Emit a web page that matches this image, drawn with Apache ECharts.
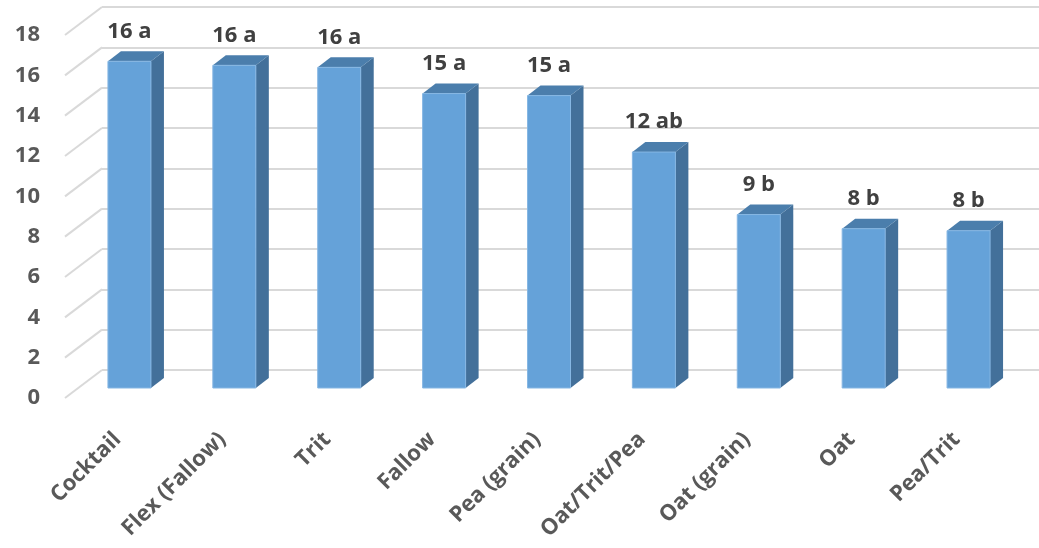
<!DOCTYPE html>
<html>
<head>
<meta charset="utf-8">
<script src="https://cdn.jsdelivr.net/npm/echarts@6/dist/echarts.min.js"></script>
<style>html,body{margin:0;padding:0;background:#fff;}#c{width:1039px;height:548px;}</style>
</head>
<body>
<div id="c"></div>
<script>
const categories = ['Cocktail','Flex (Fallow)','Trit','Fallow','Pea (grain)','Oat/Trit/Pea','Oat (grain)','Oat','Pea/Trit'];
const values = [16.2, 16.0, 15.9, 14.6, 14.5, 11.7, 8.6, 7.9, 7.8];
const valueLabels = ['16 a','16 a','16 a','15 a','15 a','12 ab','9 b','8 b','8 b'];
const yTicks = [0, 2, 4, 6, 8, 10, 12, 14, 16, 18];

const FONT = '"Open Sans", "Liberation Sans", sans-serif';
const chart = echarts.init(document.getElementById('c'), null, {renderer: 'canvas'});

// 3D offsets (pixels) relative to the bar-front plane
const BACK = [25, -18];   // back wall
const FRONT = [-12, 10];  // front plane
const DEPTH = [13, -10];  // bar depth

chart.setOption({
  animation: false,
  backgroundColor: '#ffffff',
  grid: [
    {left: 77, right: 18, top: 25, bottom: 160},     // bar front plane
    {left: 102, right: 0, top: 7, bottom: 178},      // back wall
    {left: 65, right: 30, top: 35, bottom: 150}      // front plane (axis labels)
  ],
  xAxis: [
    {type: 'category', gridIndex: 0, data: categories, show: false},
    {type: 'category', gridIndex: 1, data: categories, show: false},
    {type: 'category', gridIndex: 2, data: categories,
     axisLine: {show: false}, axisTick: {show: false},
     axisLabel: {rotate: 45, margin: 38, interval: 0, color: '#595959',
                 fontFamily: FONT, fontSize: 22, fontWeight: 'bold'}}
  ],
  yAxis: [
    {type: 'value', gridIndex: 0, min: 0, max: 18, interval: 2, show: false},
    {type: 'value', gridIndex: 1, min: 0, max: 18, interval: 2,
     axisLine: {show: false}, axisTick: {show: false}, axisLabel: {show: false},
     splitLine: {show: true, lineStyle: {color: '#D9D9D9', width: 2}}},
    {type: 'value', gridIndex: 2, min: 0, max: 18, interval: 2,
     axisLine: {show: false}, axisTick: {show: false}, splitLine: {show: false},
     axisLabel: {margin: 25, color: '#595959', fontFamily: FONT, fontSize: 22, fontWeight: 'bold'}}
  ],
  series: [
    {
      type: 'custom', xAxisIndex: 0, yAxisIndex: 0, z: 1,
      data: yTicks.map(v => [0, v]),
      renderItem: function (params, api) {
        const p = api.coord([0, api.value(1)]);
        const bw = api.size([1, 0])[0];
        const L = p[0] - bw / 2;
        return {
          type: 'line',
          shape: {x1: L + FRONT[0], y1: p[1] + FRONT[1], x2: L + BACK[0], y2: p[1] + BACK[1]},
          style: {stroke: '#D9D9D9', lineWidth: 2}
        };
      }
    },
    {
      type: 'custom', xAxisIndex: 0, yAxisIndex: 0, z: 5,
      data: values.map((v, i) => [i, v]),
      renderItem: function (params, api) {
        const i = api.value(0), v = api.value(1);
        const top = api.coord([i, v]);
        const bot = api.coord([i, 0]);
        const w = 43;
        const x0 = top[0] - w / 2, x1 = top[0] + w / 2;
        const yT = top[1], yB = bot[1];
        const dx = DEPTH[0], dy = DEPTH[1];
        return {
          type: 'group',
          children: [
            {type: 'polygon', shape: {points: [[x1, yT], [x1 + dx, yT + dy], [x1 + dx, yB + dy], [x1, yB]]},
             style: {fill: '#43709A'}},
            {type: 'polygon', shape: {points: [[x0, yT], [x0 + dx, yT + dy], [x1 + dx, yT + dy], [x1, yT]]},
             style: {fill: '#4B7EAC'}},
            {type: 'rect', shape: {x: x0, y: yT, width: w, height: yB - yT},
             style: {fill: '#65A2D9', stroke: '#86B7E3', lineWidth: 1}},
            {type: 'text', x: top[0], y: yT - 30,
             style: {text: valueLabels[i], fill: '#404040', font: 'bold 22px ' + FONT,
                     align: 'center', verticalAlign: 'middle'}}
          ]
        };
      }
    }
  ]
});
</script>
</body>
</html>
------------------------------------------------------------
▸ Do this: Print, exactly as written, the lines above from the first one to the one containing "const DEPTH = [13, -10];". Leave out pictures.

▸ Solution:
Emit a web page that matches this image, drawn with Apache ECharts.
<!DOCTYPE html>
<html>
<head>
<meta charset="utf-8">
<script src="https://cdn.jsdelivr.net/npm/echarts@6/dist/echarts.min.js"></script>
<style>html,body{margin:0;padding:0;background:#fff;}#c{width:1039px;height:548px;}</style>
</head>
<body>
<div id="c"></div>
<script>
const categories = ['Cocktail','Flex (Fallow)','Trit','Fallow','Pea (grain)','Oat/Trit/Pea','Oat (grain)','Oat','Pea/Trit'];
const values = [16.2, 16.0, 15.9, 14.6, 14.5, 11.7, 8.6, 7.9, 7.8];
const valueLabels = ['16 a','16 a','16 a','15 a','15 a','12 ab','9 b','8 b','8 b'];
const yTicks = [0, 2, 4, 6, 8, 10, 12, 14, 16, 18];

const FONT = '"Open Sans", "Liberation Sans", sans-serif';
const chart = echarts.init(document.getElementById('c'), null, {renderer: 'canvas'});

// 3D offsets (pixels) relative to the bar-front plane
const BACK = [25, -18];   // back wall
const FRONT = [-12, 10];  // front plane
const DEPTH = [13, -10];  // bar depth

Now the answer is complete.